I used the following prompt and compared the response content and processing time:
Create a simple explanation of the AWS shared responsibility model in Japanese that executives can intuitively understand.

As a result, although there was some distortion in the first heading (H2 element), I was able to get an appropriate response in Japanese Markdown format.
Price Comparison
I compared the billing unit price per output token between the main models available on Bedrock and the gpt-oss series.
- Unit price when using Bedrock in Oregon region on-demand
| Provider | Models | Price per 1,000 output tokens | Comparison to Sonnet4 |
|---|---|---|---|
| Amazon | Amazon Nova Micro | 0.00014 | 1% |
| Amazon | Amazon Nova Lite | 0.00024 | 2% |
| OpenAI | gpt-oss-20b | 0.00030 | 2% |
| OpenAI | gpt-oss-120b | 0.00060 | 4% |
| Anthropic | Claude 3 Haiku | 0.00125 | 8% |
| Amazon | Amazon Nova Pro | 0.00320 | 21% |
| Anthropic | Claude 3.5 Haiku | 0.00400 | 27% |
| Amazon | Amazon Nova Premier | 0.01250 | 83% |
| Anthropic | Claude Sonnet 4 | 0.01500 | 100% |
| Anthropic | Claude Opus 4.1 | 0.07500 | 500% |
From this comparison, I found that gpt-oss-20b is priced almost the same as "Amazon Nova Lite," and the higher-end model gpt-oss-120b can be used at about half the price of "Claude 3 Haiku." These appear to be very strong options for cost-conscious use cases.
Throughput Performance Comparison
I also executed the AWS responsibility model prompt on other major models to measure the number of tokens and processing time. I compared the number of tokens that can be output per second (throughput).
| Models | Output tokens | Latency (ms) | Output tokens/sec |
|---|---|---|---|
| gpt-oss-20b | 833 | 4521 | 184.3 |
| gpt-oss-120b | 1090 | 9697 | 112.4 |
| Amazon Nova Micro | 494 | 2646 | 186.7 |
| Amazon Nova Lite | 756 | 4744 | 159.4 |
| Amazon Nova Pro | 550 | 5640 | 97.5 |
| Amazon Nova Premier | 220 | 4407 | 49.9 |
| Claude 3 Haiku | 344 | 4972 | 69.2 |
| Claude 3.5 Haiku | 319 | 6410 | 49.8 |
| Claude Sonnet 4 | 580 | 13968 | 41.5 |
| Claude Opus 4.1 | 627 | 32731 | 19.2 |
I confirmed that gpt-oss-20b has throughput performance comparable to the fastest "Amazon Nova Micro," and gpt-oss-120b exceeds "Amazon Nova Pro." High performance can be expected not only in terms of price but also in response speed.
Comparison with Local LLM
For reference, I compared the throughput when running "gpt-oss-20b" on Amazon Bedrock versus a local environment (LM Studio on an M4 Pro Mac).

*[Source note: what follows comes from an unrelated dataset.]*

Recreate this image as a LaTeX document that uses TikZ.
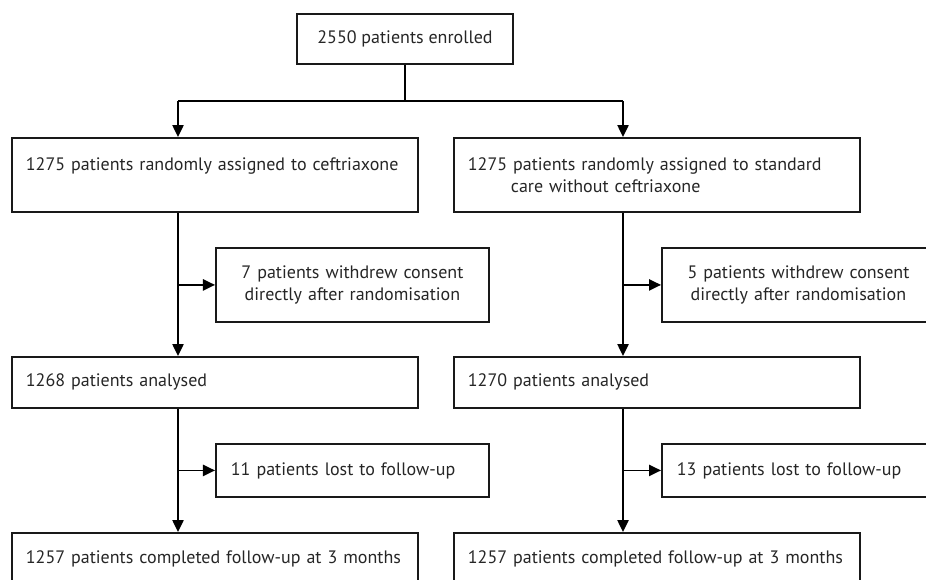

| Models | Output tokens | Latency (sec) | Output tokens/sec |
|---|---|---|---|
| Bedrock | 833 | 4521 | 184.3 |
| Local (M4 Mac) | 813 | 36172 | 22.4 |
While there may be insufficient optimization settings in the local environment, I found that Amazon Bedrock provides excellent performance as an execution environment for gpt-oss-20b.
Summary
The newly released open-weight models "gpt-oss-20b" and "gpt-oss-120b" have been confirmed to be excellent choices in terms of both cost and performance.
These models could be effective candidates, particularly for tasks requiring low-cost and high-speed processing.
Currently, OpenAI models provided on Bedrock have limitations in regions and available functions, but I look forward to future service expansions.